Wednesday, April 22, 2009

Rest In Peace, Matthew.

Yesterday I learned of the death of my cousin, Matthew. Any death is a sad event and a profound loss. But, this seems different. His death was not the result of an accident or illness. He committed suicide.

How do you make sense of the loss a smart, loving and wonderful 16-year-old boy? Especially like this? There are so many questions that will probably never been answered, like why? He had everything going for him. He had straight A's, loved baseball, hunting and recently got his driver's license.

How does a parent go on when their only child dies? This has hit me especially hard because I have a young son. I can not imagine what I would do if this happened to my child. Last night all I could do was watch D sleeping and kiss him and hope his dreams were sweet. That is all we want for our children ... everything.

So what now? I guess we move on, grieve and try to comfort each other. Most of all we have to remember the good times and how he touched our lives and that we are better for having known him at all. He only had 16 years on this earth, but he left his mark on all our hearts.

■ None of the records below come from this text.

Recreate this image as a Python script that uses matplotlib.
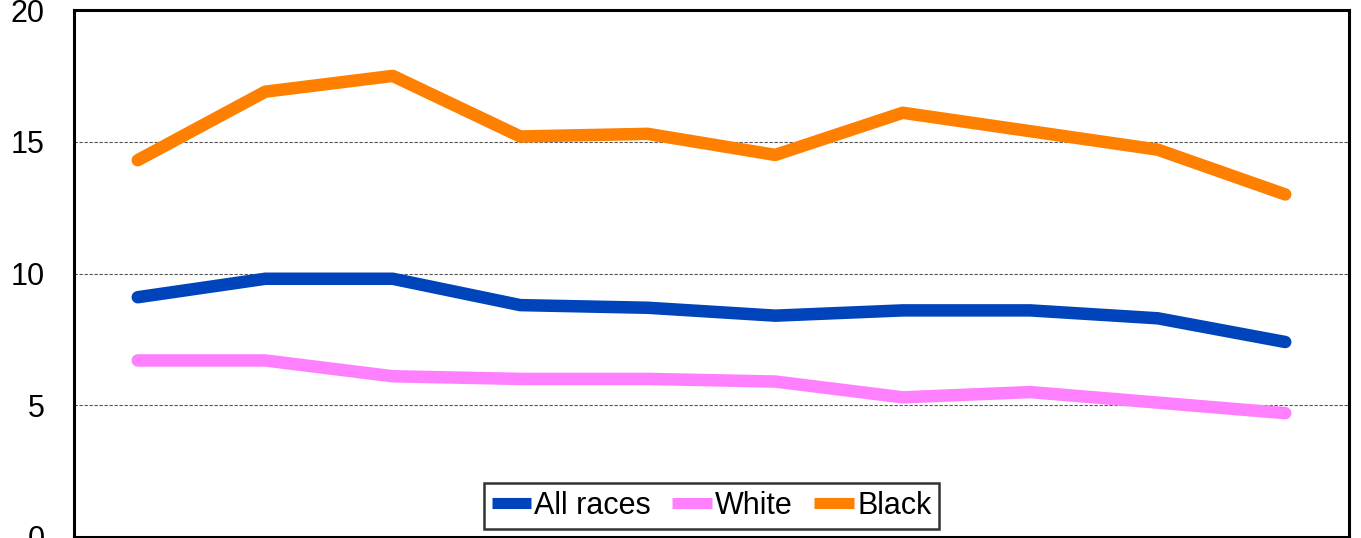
import matplotlib
matplotlib.use('Agg')
import matplotlib.pyplot as plt
import numpy as np

plt.rcParams['font.family'] = ['Liberation Sans', 'DejaVu Sans']

# Data (10 unlabeled periods)
periods = np.arange(10)
all_races = [9.1, 9.8, 9.8, 8.8, 8.7, 8.4, 8.6, 8.6, 8.3, 7.4]
white = [6.7, 6.7, 6.1, 6.0, 6.0, 5.9, 5.3, 5.5, 5.1, 4.7]
black = [14.3, 16.9, 17.5, 15.2, 15.3, 14.5, 16.1, 15.4, 14.7, 13.0]

series = [('All races', all_races, '#0044BB'),
          ('White', white, '#FF80FF'),
          ('Black', black, '#FF8000')]

fig = plt.figure(figsize=(13.61, 5.38), dpi=100)
ax = fig.add_axes([74 / 1361, 1 / 538, 1275 / 1361, 527 / 538])

for name, vals, col in series:
    ax.plot(periods, vals, color=col, linewidth=9, label=name,
            solid_capstyle='round', solid_joinstyle='round')

ax.set_xlim(-0.5, 9.5)
ax.set_ylim(0, 20)
ax.set_yticks([0, 5, 10, 15, 20])
ax.set_xticks([])
ax.tick_params(axis='y', length=0, pad=21, labelsize=22)
for y in [5, 10, 15]:
    ax.axhline(y, color='#555555', linestyle=(0, (3, 1.5)), linewidth=0.8, zorder=0)
for s in ax.spines.values():
    s.set_linewidth(2.2)
    s.set_color('black')

leg = ax.legend(loc='lower center', bbox_to_anchor=(0.5, 0.01), ncol=3,
                fontsize=22, frameon=True, fancybox=False, handlelength=1.3,
                handletextpad=0.1, columnspacing=0.7, borderpad=0.25,
                borderaxespad=0.1)
leg.get_frame().set_edgecolor('black')
leg.get_frame().set_linewidth(1.8)
for h in leg.get_lines():
    h.set_linewidth(8)
    h.set_solid_capstyle('butt')

fig.savefig('out.png', dpi=100)
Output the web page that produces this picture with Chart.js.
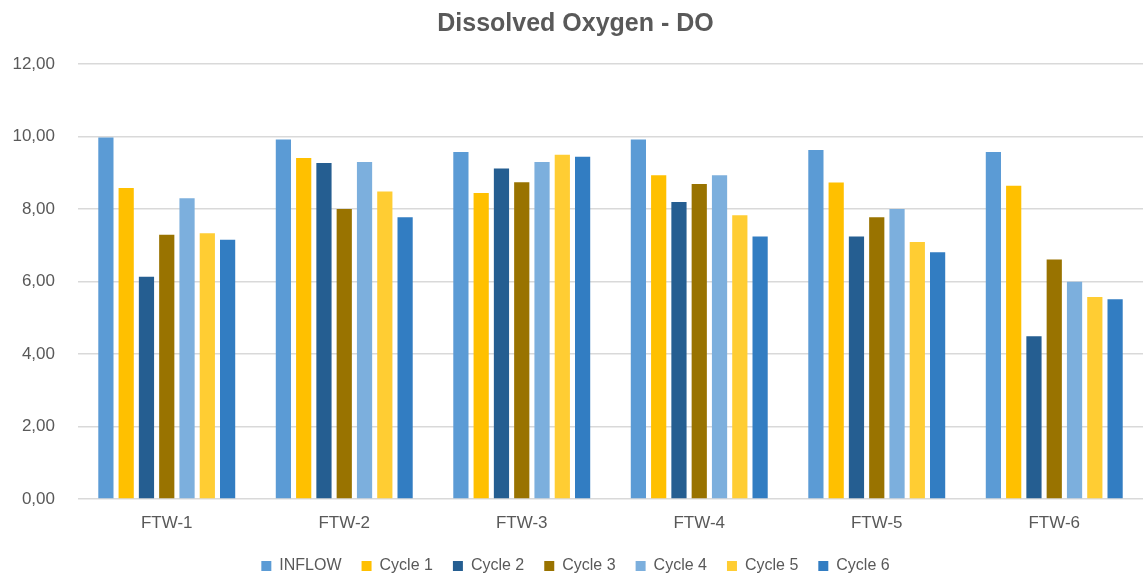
<!DOCTYPE html>
<html>
<head>
<meta charset="utf-8">
<title>Dissolved Oxygen - DO</title>
<script src="https://cdn.jsdelivr.net/npm/chart.js@4/dist/chart.umd.min.js"></script>
<style>
  body { margin: 0; background: #fff; }
  #wrap { width: 1143px; height: 581px; }
</style>
</head>
<body>
<div id="wrap"><canvas id="doChart" width="1143" height="581"></canvas></div>
<script>
// Chart data
const sites = ['FTW-1', 'FTW-2', 'FTW-3', 'FTW-4', 'FTW-5', 'FTW-6'];
const inflow = [9.97, 9.92, 9.57, 9.92, 9.63, 9.57];
const cycle1 = [8.58, 9.41, 8.44, 8.93, 8.73, 8.64];
const cycle2 = [6.13, 9.27, 9.12, 8.19, 7.24, 4.49];
const cycle3 = [7.29, 8.00, 8.74, 8.69, 7.77, 6.61];
const cycle4 = [8.30, 9.30, 9.30, 8.93, 8.00, 5.99];
const cycle5 = [7.33, 8.48, 9.50, 7.83, 7.09, 5.57];
const cycle6 = [7.15, 7.77, 9.44, 7.24, 6.81, 5.51];
const yTicks = [0, 2, 4, 6, 8, 10, 12];

const grey = '#595959';
const fontFamily = '"Liberation Sans", Arial, sans-serif';

// one dataset per series
function series(label, data, color) {
  return {
    label: label,
    data: data,
    backgroundColor: color,
    borderWidth: 0,
    categoryPercentage: 0.8,
    barPercentage: 0.75
  };
}

const ctx = document.getElementById('doChart').getContext('2d');
const chart = new Chart(ctx, {
  type: 'bar',
  data: {
    labels: sites,
    datasets: [
      series('INFLOW', inflow, '#5B9BD5'),
      series('Cycle 1', cycle1, '#FFC000'),
      series('Cycle 2', cycle2, '#255E91'),
      series('Cycle 3', cycle3, '#997300'),
      series('Cycle 4', cycle4, '#7CAFDD'),
      series('Cycle 5', cycle5, '#FFCD33'),
      series('Cycle 6', cycle6, '#327DC2')
    ]
  },
  options: {
    responsive: false,
    animation: false,
    layout: {
      padding: { left: 8, right: 0, top: 0, bottom: -3 }
    },
    plugins: {
      title: {
        display: true,
        text: 'Dissolved Oxygen - DO',
        color: grey,
        font: { family: fontFamily, size: 25, weight: 'bold' },
        padding: { top: 9, bottom: 25 }
      },
      legend: {
        position: 'bottom',
        labels: {
          color: grey,
          font: { family: fontFamily, size: 16 },
          boxWidth: 10,
          boxHeight: 10,
          padding: 20
        }
      },
      tooltip: { enabled: false }
    },
    scales: {
      x: {
        grid: { display: false },
        border: { display: false },
        afterFit: axis => { axis.height = 39; },
        ticks: {
          color: grey,
          font: { family: fontFamily, size: 17 },
          padding: 6
        }
      },
      y: {
        min: 0,
        max: 12,
        afterBuildTicks: axis => {
          axis.ticks = yTicks.map(v => ({ value: v }));
        },
        afterFit: axis => { axis.width = 70; },
        grid: { color: '#D9D9D9', lineWidth: 1.5, drawTicks: false },
        border: { display: false },
        ticks: {
          color: grey,
          font: { family: fontFamily, size: 17 },
          padding: 23,
          callback: value => value.toFixed(2).replace('.', ',')
        }
      }
    }
  }
});
</script>
</body>
</html>
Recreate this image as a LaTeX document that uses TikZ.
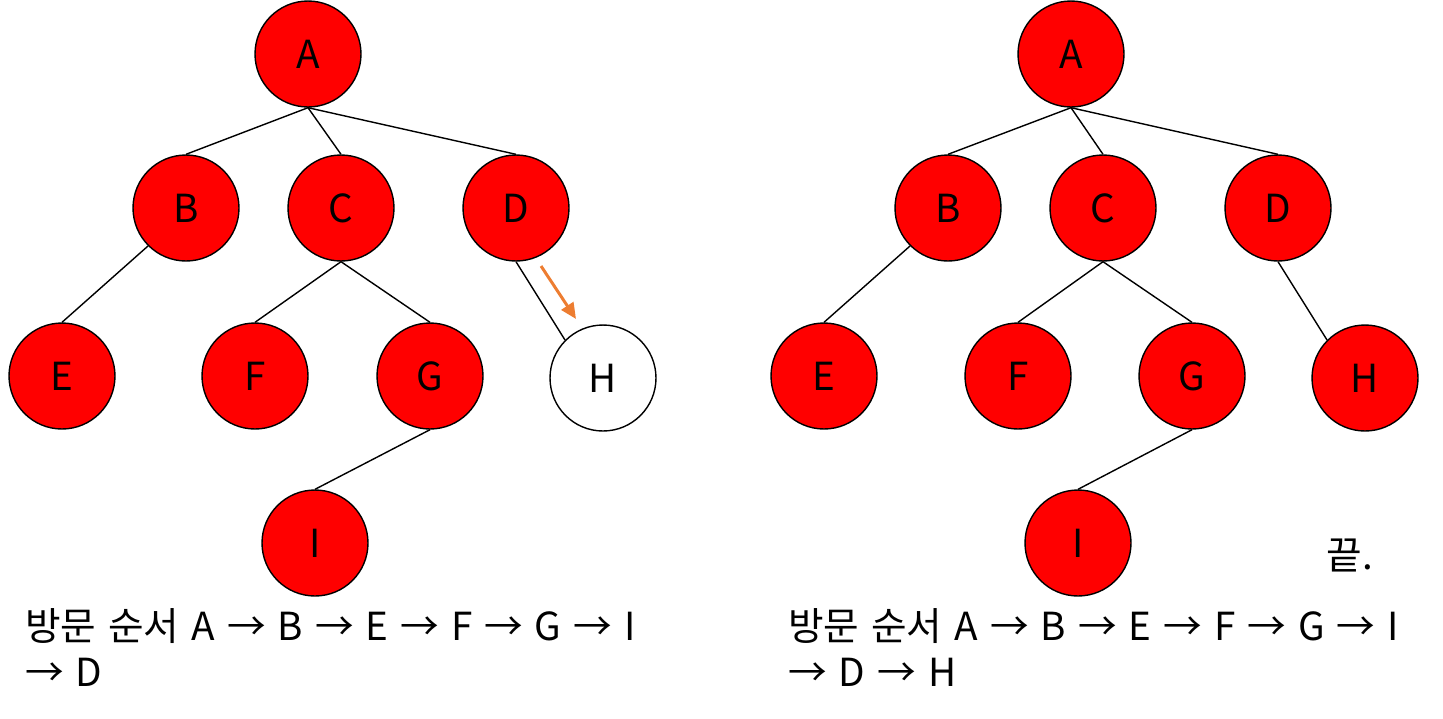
\documentclass[tikz,border=0pt]{standalone}
\usepackage{fontspec}
\setmainfont{Noto Sans CJK KR}
\usetikzlibrary{arrows.meta}
\definecolor{nodered}{RGB}{255,0,0}
\definecolor{arroworange}{RGB}{237,125,49}
\newcommand{\widespaces}{\spaceskip=0.31em\relax}
\begin{document}
\begin{tikzpicture}[x=0.02cm, y=-0.02cm]

	%STYLES
	\tikzstyle{every node}=[font=\fontsize{22}{26}\selectfont]
	\tikzstyle{vertex} = [draw, circle, line width=0.8pt, fill=nodered, minimum size=2.12cm, inner sep=0pt]
	\tikzstyle{newvertex} = [draw, circle, line width=0.8pt, fill=white, minimum size=2.12cm, inner sep=0pt]
	\tikzstyle{edge} = [line width=0.8pt]
	\tikzstyle{move} = [-{Triangle[length=9pt, width=8pt]}, line width=1.7pt, arroworange]
	\tikzstyle{caption} = [anchor=north west, align=left, inner sep=0pt, font=\fontsize{22}{26}\selectfont\widespaces]

	\useasboundingbox (0,0) rectangle (1443,718);

	%LEFT TREE
	\draw(308,54) node[vertex](a1){A};
	\draw(186,208) node[vertex](b1){B};
	\draw(341,208) node[vertex](c1){C};
	\draw(516,208) node[vertex](d1){D};
	\draw(62,376) node[vertex](e1){E};
	\draw(255,376) node[vertex](f1){F};
	\draw(430,376) node[vertex](g1){G};
	\draw(603,378) node[newvertex](h1){H};
	\draw(315,543) node[vertex](i1){I};

	\draw [edge] (a1.south) -- (b1.north);
	\draw [edge] (a1.south) -- (c1.north);
	\draw [edge] (a1.south) -- (d1.north);
	\draw [edge] (b1.225) -- (e1.north);
	\draw [edge] (c1.south) -- (f1.north);
	\draw [edge] (c1.south) -- (g1.north);
	\draw [edge] (d1.south) -- (h1.135);
	\draw [edge] (g1.south) -- (i1.north);

	\coordinate (s1) at (541,266);
	\coordinate (t1) at (576,319);
	\draw [move] (s1) -- (t1);

	\draw(25,608) node[caption](order1){방문 순서 A → B → E → F → G → I\\→ D};

	%RIGHT TREE
	\draw(1071,54) node[vertex](a2){A};
	\draw(948,208) node[vertex](b2){B};
	\draw(1103,208) node[vertex](c2){C};
	\draw(1278,208) node[vertex](d2){D};
	\draw(824,376) node[vertex](e2){E};
	\draw(1018,376) node[vertex](f2){F};
	\draw(1192,376) node[vertex](g2){G};
	\draw(1365,378) node[vertex](h2){H};
	\draw(1078,543) node[vertex](i2){I};

	\draw [edge] (a2.south) -- (b2.north);
	\draw [edge] (a2.south) -- (c2.north);
	\draw [edge] (a2.south) -- (d2.north);
	\draw [edge] (b2.225) -- (e2.north);
	\draw [edge] (c2.south) -- (f2.north);
	\draw [edge] (c2.south) -- (g2.north);
	\draw [edge] (d2.south) -- (h2.135);
	\draw [edge] (g2.south) -- (i2.north);

	\draw(1350,555) node(done){끝.};
	\draw(788,608) node[caption](order2){방문 순서 A → B → E → F → G → I\\→ D → H};
\end{tikzpicture}
\end{document}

Matthew, you will be missed. I love you.

Friday, April 17, 2009

The TV is Moving!

My son loves to spin around in circles until he is too dizzy to stand up. I for one do not see the appeal in this but still love to watch D-Man partake.
Tonight he spun round and round then stopped and said, "The TV is moving." This was the funniest thing I have heard in a long time. The best part is that D-man really thought the TV was moving.
It will be a sad day when things like spinning in
circles will not be enough to keep my son happy. Someday he will move on to being really in to girls, video games and fast cars. But for now I am just happy with watching my son spin in circles, and I am glad he is too.